Ripple Protests Could Topple U.S. Allies


Tunisia has brought a blast of reality to Mideast politics. Aging autocrats have been put on notice they can no longer count on docile citizens.

But is an era of unrest approaching? Will the winds of change sweep east along the Maghreb and bring down regimes from North Africa to the Levant and even the Arabian Peninsula?

Beyond doubt, those winds are blowing. Across the region they are being driven by the same social and economic factors, including high unemployment, a booming birth rate, and exploding food prices.

According to the International Monetary Fund, if chronic unemployment and the social tensions that accompany it are to be avoided the Middle East needs to create another 18 million jobs in the next 10 years. From where they stand today that's a very tall order indeed.

Amre Moussa, the Arab League secretary-general and former Egyptian foreign minister, warned regional leaders last week: ""It is on everybody's mind that the Arab spirit is broken. The Arab spirit is down by poverty, unemployment and the general decline in the real indicators of development.""
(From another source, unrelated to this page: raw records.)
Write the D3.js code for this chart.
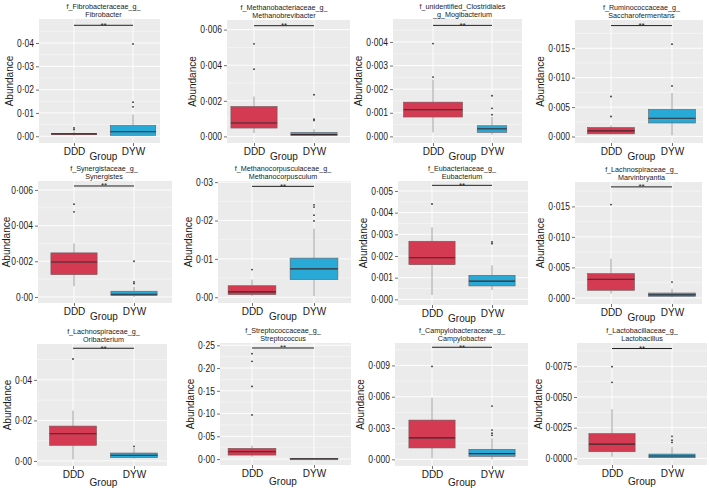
<!DOCTYPE html>
<html><head><meta charset="utf-8">
<script src="https://cdn.jsdelivr.net/npm/d3@7"></script>
<style>
body{margin:0;background:#fff}
text{font-family:"Liberation Sans",Arial,Helvetica,sans-serif}
</style>
</head><body>
<svg id="c" width="709" height="488"></svg>
<script>
// ---------------- DATA ----------------
const groups = ["DDD", "DYW"];
const titles = [
  ["f_Fibrobacteraceae_g_", "Fibrobacter"],
  ["f_Methanobacteriaceae_g_", "Methanobrevibacter"],
  ["f_unidentified_Clostridiales", "_g_Mogibacterium"],
  ["f_Ruminococcaceae_g_", "Saccharofermentans"],
  ["f_Synergistaceae_g_", "Synergistes"],
  ["f_Methanocorpusculaceae_g_", "Methanocorpusculum"],
  ["f_Eubacteriaceae_g_", "Eubacterium"],
  ["f_Lachnospiraceae_g_", "Marvinbryantia"],
  ["f_Lachnospiraceae_g_", "Oribacterium"],
  ["f_Streptococcaceae_g_", "Streptococcus"],
  ["f_Campylobacteraceae_g_", "Campylobacter"],
  ["f_Lactobacillaceae_g_", "Lactobacillus"]
];
const tickValues = [
  [0, 0.01, 0.02, 0.03, 0.04],
  [0, 0.002, 0.004, 0.006],
  [0, 0.001, 0.002, 0.003, 0.004],
  [0, 0.005, 0.010, 0.015],
  [0, 0.002, 0.004, 0.006],
  [0, 0.01, 0.02, 0.03],
  [0, 0.001, 0.002, 0.003, 0.004, 0.005],
  [0, 0.005, 0.010, 0.015],
  [0, 0.02, 0.04],
  [0, 0.05, 0.10, 0.15, 0.20, 0.25],
  [0, 0.003, 0.006, 0.009],
  [0, 0.0025, 0.0050, 0.0075]
];
const tickLabels = [
  ["0·00", "0·01", "0·02", "0·03", "0·04"],
  ["0·000", "0·002", "0·004", "0·006"],
  ["0·000", "0·001", "0·002", "0·003", "0·004"],
  ["0·000", "0·005", "0·010", "0·015"],
  ["0·00", "0·002", "0·004", "0·006"],
  ["0·00", "0·01", "0·02", "0·03"],
  ["0·000", "0·001", "0·002", "0·003", "0·004", "0·005"],
  ["0·000", "0·005", "0·010", "0·015"],
  ["0·00", "0·02", "0·04"],
  ["0·00", "0·05", "0·10", "0·15", "0·20", "0·25"],
  ["0·000", "0·003", "0·006", "0·009"],
  ["0·0000", "0·0025", "0·0050", "0·0075"]
];
const yLimits = [
  [-0.0029, 0.0503], [-0.00037, 0.00654], [-0.00028, 0.00497], [-0.0011, 0.0198],
  [-0.00034, 0.0065], [-0.0015, 0.0303], [-0.00026, 0.00546], [-0.001, 0.019],
  [-0.0025, 0.0577], [-0.013, 0.255], [-0.00064, 0.01115], [-0.00054, 0.0094]
];
const sigY = [0.0476, 0.00622, 0.0047, 0.01885, 0.00622, 0.0289, 0.00526, 0.0182, 0.0556, 0.244, 0.01074, 0.00895];
const sigLabel = "**";
// [lower whisker, q1, median, q3, upper whisker]
const dddStats = [
  [0.0003, 0.0008, 0.0010, 0.0012, 0.0020],
  [0.00019, 0.00047, 0.00075, 0.00168, 0.00224],
  [0.00017, 0.00082, 0.00113, 0.00145, 0.0024],
  [0.0003, 0.00045, 0.00096, 0.00153, 0.00187],
  [0.0006, 0.00125, 0.00196, 0.00247, 0.0030],
  [0.0003, 0.0007, 0.0014, 0.0030, 0.0046],
  [0.0002, 0.0016, 0.00192, 0.00268, 0.00332],
  [0.0007, 0.00125, 0.00305, 0.00398, 0.0064],
  [0.0008, 0.0077, 0.0134, 0.0172, 0.0249],
  [0.005, 0.0088, 0.016, 0.0235, 0.029],
  [0.0001, 0.00109, 0.00206, 0.00376, 0.0059],
  [0.00013, 0.00054, 0.00116, 0.00202, 0.0040]
];
const dywStats = [
  [0.0000, 0.0004, 0.0019, 0.0046, 0.0093],
  [0.0000, 0.00004, 0.00011, 0.00022, 0.0004],
  [0.00007, 0.00017, 0.00032, 0.00045, 0.00082],
  [0.0002, 0.0023, 0.0031, 0.0046, 0.0074],
  [0.0000, 0.00007, 0.00015, 0.00032, 0.00056],
  [0.0003, 0.0046, 0.0074, 0.0102, 0.0179],
  [0.00043, 0.00062, 0.00084, 0.00111, 0.00157],
  [0.0001, 0.00027, 0.0005, 0.0008, 0.0015],
  [0.0011, 0.0016, 0.0028, 0.0039, 0.0065],
  [0.0001, 0.0003, 0.0007, 0.0012, 0.0020],
  [0.0000, 0.00029, 0.00055, 0.00096, 0.0020],
  [0.0000, 0.00005, 0.00019, 0.00035, 0.00094]
];
const dddOutliers = [
  [0.0029, 0.0036], [0.00378, 0.0052], [0.00251, 0.00393], [0.0034, 0.0068],
  [0.00477, 0.0052], [0.0072], [0.0044], [0.0153],
  [0.0503], [0.097, 0.1596, 0.2147, 0.2316], [0.0089], [0.0062, 0.00747]
];
const dywOutliers = [
  [0.0126, 0.0146, 0.0396], [0.0009, 0.00097, 0.00234], [0.00092, 0.00119, 0.00172], [0.0086, 0.0157],
  [0.00075, 0.00084, 0.0020], [0.0199, 0.0214, 0.0235, 0.0241], [0.00257, 0.00265], [0.0026],
  [0.0072], [], [0.0023, 0.0025, 0.0028, 0.0051], [0.0013, 0.00148, 0.0018]
];

// ---------------- LAYOUT (pixels, not data) ----------------
const layout = [
  {x0: 39, x1: 160, y0: 19, y1: 143, c: [74, 133], row: 0},
  {x0: 227, x1: 350, y0: 20, y1: 143, c: [254, 314], row: 0},
  {x0: 393, x1: 522, y0: 19, y1: 143, c: [433, 492], row: 0, bw: [1.0, 0.5]},
  {x0: 575, x1: 703, y0: 20, y1: 143, c: [611, 672], row: 0},
  {x0: 38, x1: 172, y0: 181, y1: 303, c: [74, 134], row: 1},
  {x0: 218, x1: 351, y0: 181, y1: 303, c: [252, 314], row: 1},
  {x0: 398, x1: 528, y0: 181, y1: 305, c: [432, 492], row: 1},
  {x0: 575, x1: 702, y0: 182, y1: 304, c: [611, 672], row: 1},
  {x0: 37, x1: 167, y0: 344, y1: 466, c: [73, 134], row: 2},
  {x0: 220, x1: 351, y0: 343, y1: 465, c: [252, 314], row: 2},
  {x0: 395, x1: 528, y0: 343, y1: 466, c: [432, 492], row: 2},
  {x0: 577, x1: 707, y0: 343, y1: 465, c: [612, 672], row: 2}
];
const fills = ["#D43B52", "#29AAD6"];
const boxW = 0.77;
const FONT = "'Liberation Sans',Arial,sans-serif";

function squeeze(sel, f) {
  sel.each(function () {
    const len = this.getComputedTextLength();
    d3.select(this).attr("textLength", len * f).attr("lengthAdjust", "spacingAndGlyphs");
  });
}

const svg = d3.select("#c");
svg.append("rect").attr("width", 709).attr("height", 488).attr("fill", "#fff");

layout.forEach((L, i) => {
  const g = svg.append("g");
  const x = d3.scaleLinear().domain([1, 2]).range(L.c);
  const y = d3.scaleLinear().domain(yLimits[i]).range([L.y1, L.y0]);
  const W = L.x1 - L.x0;

  g.append("rect").attr("x", L.x0).attr("y", L.y0).attr("width", W).attr("height", L.y1 - L.y0).attr("fill", "#EBEBEB");

  const tv = tickValues[i];
  const step = tv[1] - tv[0];
  const minors = [];
  for (let k = -1; k < tv.length; k++) {
    const m = tv[0] + step * (k + 0.5);
    if (m > yLimits[i][0] && m < yLimits[i][1]) minors.push(m);
  }
  g.selectAll(".mn").data(minors).enter().append("line")
    .attr("x1", L.x0).attr("x2", L.x1).attr("y1", d => y(d)).attr("y2", d => y(d))
    .attr("stroke", "#fff").attr("stroke-width", 0.45).attr("stroke-opacity", 0.9);
  g.selectAll(".mj").data(tv).enter().append("line")
    .attr("x1", L.x0).attr("x2", L.x1).attr("y1", d => y(d)).attr("y2", d => y(d))
    .attr("stroke", "#fff").attr("stroke-width", 0.9);
  g.selectAll(".vj").data([1, 2]).enter().append("line")
    .attr("x1", d => x(d)).attr("x2", d => x(d)).attr("y1", L.y0).attr("y2", L.y1)
    .attr("stroke", "#fff").attr("stroke-width", 0.9);

  const stats = [dddStats[i], dywStats[i]];
  const outs = [dddOutliers[i], dywOutliers[i]];
  stats.forEach((s, gi) => {
    const cx = gi + 1;
    const bw = (L.bw ? L.bw[gi] : boxW) / 2;
    g.append("line").attr("x1", x(cx)).attr("x2", x(cx)).attr("y1", y(s[0])).attr("y2", y(s[1]))
      .attr("stroke", "#8a8a8a").attr("stroke-width", 0.8);
    g.append("line").attr("x1", x(cx)).attr("x2", x(cx)).attr("y1", y(s[3])).attr("y2", y(s[4]))
      .attr("stroke", "#8a8a8a").attr("stroke-width", 0.8);
    g.append("rect").attr("x", x(cx - bw)).attr("y", y(s[3]))
      .attr("width", x(cx + bw) - x(cx - bw)).attr("height", Math.max(1.2, y(s[1]) - y(s[3])))
      .attr("fill", fills[gi]).attr("stroke", "#6b5a5c").attr("stroke-width", 0.6);
    g.append("line").attr("x1", x(cx - bw)).attr("x2", x(cx + bw)).attr("y1", y(s[2])).attr("y2", y(s[2]))
      .attr("stroke", "#3a2a2c").attr("stroke-width", 1.1);
    g.selectAll(null).data(outs[gi]).enter().append("circle")
      .attr("cx", x(cx)).attr("cy", d => y(d)).attr("r", 0.9).attr("fill", "#333");
  });

  g.append("line").attr("x1", x(1)).attr("x2", x(2)).attr("y1", y(sigY[i])).attr("y2", y(sigY[i]))
    .attr("stroke", "#222").attr("stroke-width", 1);
  g.append("text").attr("x", x(1.5)).attr("y", y(sigY[i]) + 2.4).attr("text-anchor", "middle")
    .attr("font-size", 8).attr("fill", "#222").text(sigLabel);

  const ya = g.append("g").attr("transform", `translate(${L.x0},0)`)
    .call(d3.axisLeft(y).tickValues(tv).tickFormat((d, k) => tickLabels[i][k]).tickSize(3).tickPadding(2));
  ya.select(".domain").remove();
  ya.selectAll(".tick line").attr("stroke", "#333").attr("stroke-width", 0.7);
  const yt = ya.selectAll(".tick text").attr("font-size", 10).attr("fill", "#1a1a1a").attr("font-family", FONT);
  squeeze(yt, 0.85);
  let maxW = 0;
  yt.each(function () { maxW = Math.max(maxW, +d3.select(this).attr("textLength")); });

  const xa = g.append("g").attr("transform", `translate(0,${L.y1})`)
    .call(d3.axisBottom(x).tickValues([1, 2]).tickFormat((d, k) => groups[k]).tickSize(3).tickPadding(1.5));
  xa.select(".domain").remove();
  xa.selectAll(".tick line").attr("stroke", "#333").attr("stroke-width", 0.7);
  xa.selectAll(".tick text").attr("font-size", 10).attr("fill", "#1a1a1a").attr("font-family", FONT);

  const ax = Math.max(10, L.x0 - 5 - maxW - 4);
  const ym = (L.y0 + L.y1) / 2;
  g.append("text").attr("transform", `translate(${ax},${ym}) rotate(-90)`)
    .attr("text-anchor", "middle").attr("font-size", 10).attr("fill", "#1a1a1a").text("Abundance");
  g.append("text").attr("x", x(1.5)).attr("y", L.y1 + (L.row === 2 ? 20 : 16.5))
    .attr("text-anchor", "middle").attr("font-size", 10).attr("fill", "#1a1a1a").text("Group");

  g.append("text").attr("x", x(1.5)).attr("y", L.y0 - 10.5).attr("text-anchor", "middle")
    .attr("font-size", 7.2).attr("fill", "#1a1a1a").text(titles[i][0]);
  g.append("text").attr("x", x(1.5)).attr("y", L.y0 - 2).attr("text-anchor", "middle")
    .attr("font-size", 7.2).attr("fill", "#1a1a1a").text(titles[i][1]);
});
</script>
</body></html>
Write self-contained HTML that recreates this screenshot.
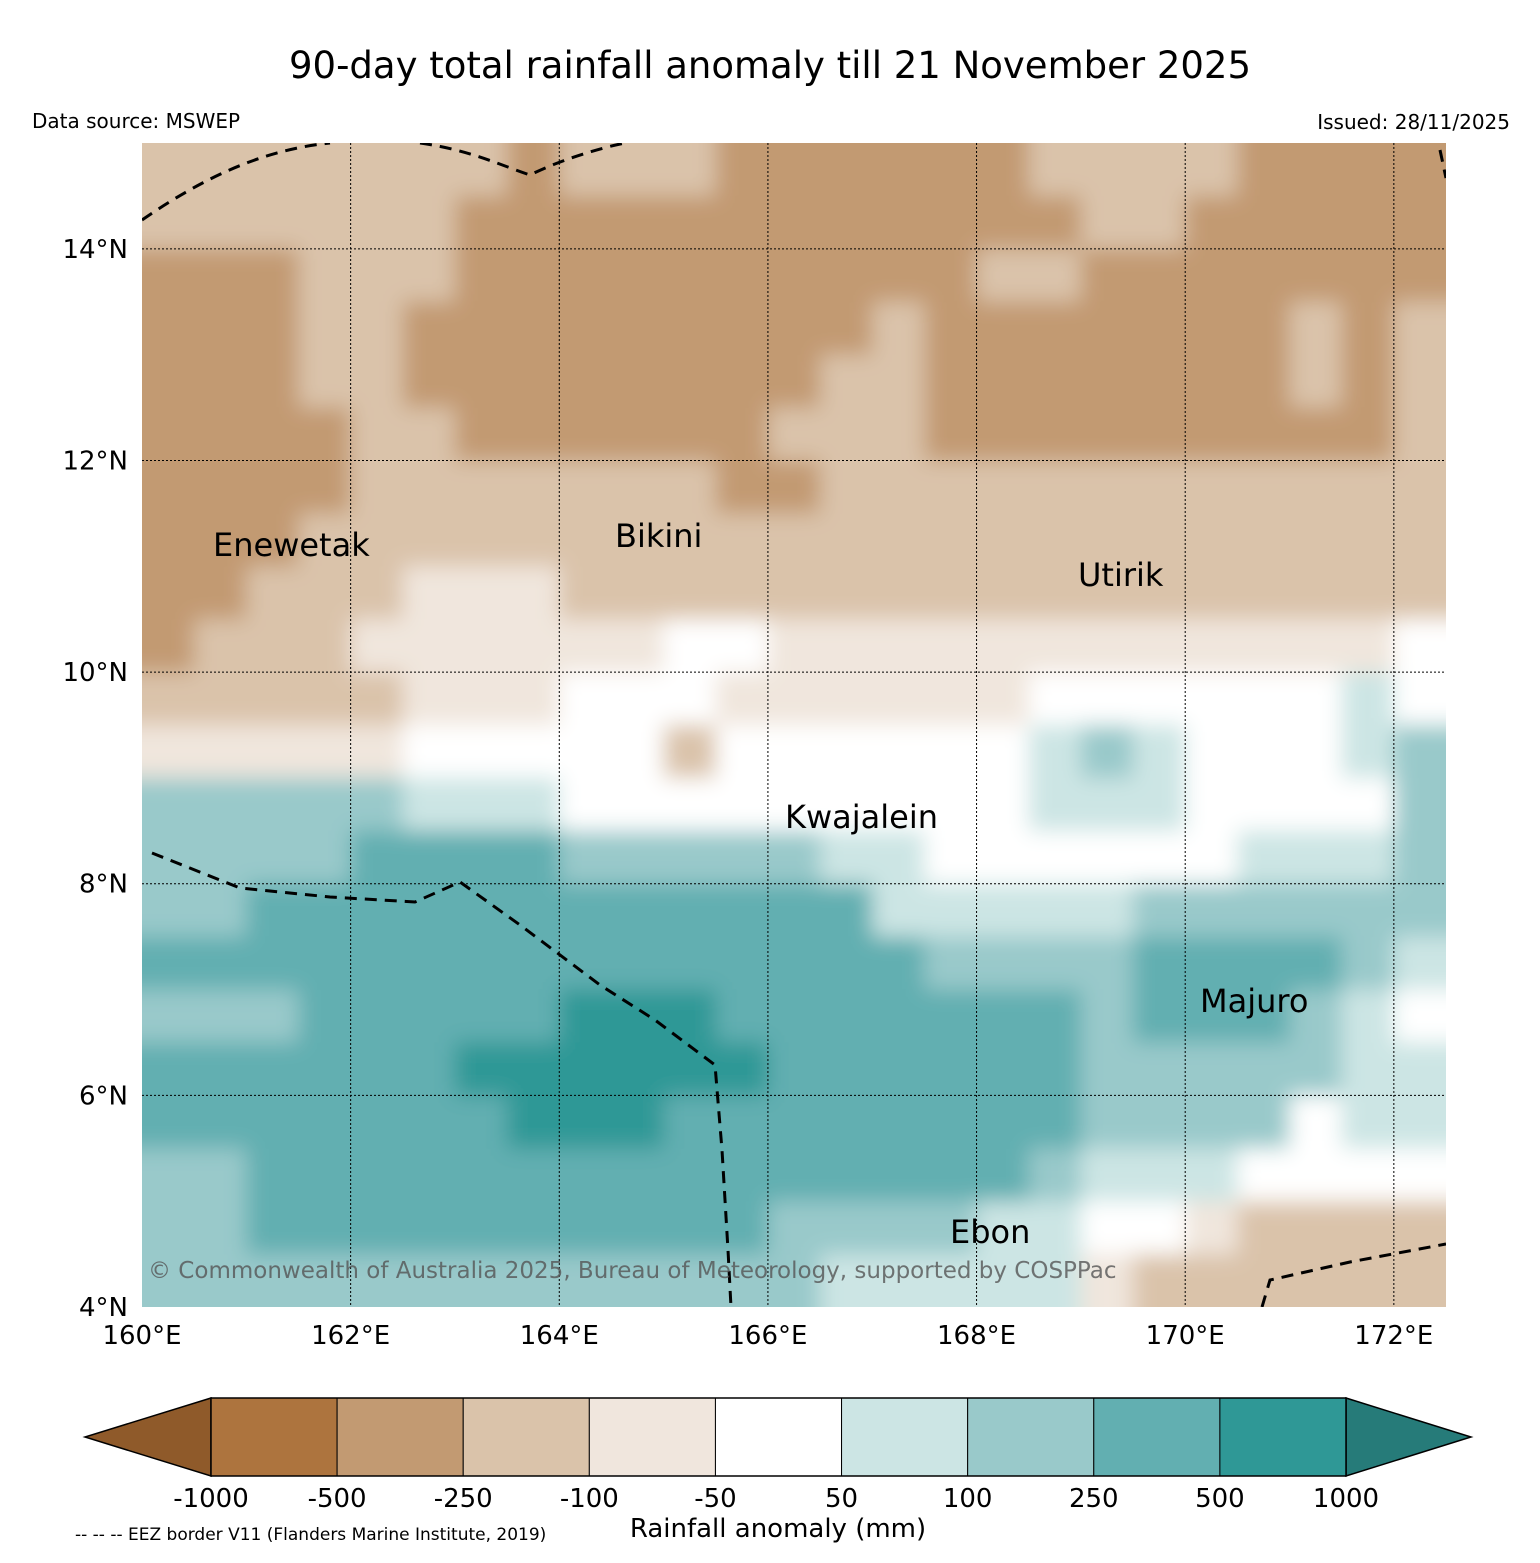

Regional parties like the moderate Islamists in the Muslim Brotherhood, scent opportunity. ""The same disease is in all Arab countries, we have different degrees only but the same origin of the disease, it is the same dictatorship, lack of democracy, lack of freedom restrictions on civil society,"" Esam el-Erian, spokesman for Egypt's Muslim Brotherhood said.

In Egypt as in other countries in the region the Muslim Brotherhood faces constant government harassment.Hosni Mubarak, the 82-year-old Egyptian president, fears their populist power. He allows them and other opponents of his regime a very limited political voice, enough he hopes to defuse anger at the monopoly of power he has exercised over 30 years in power.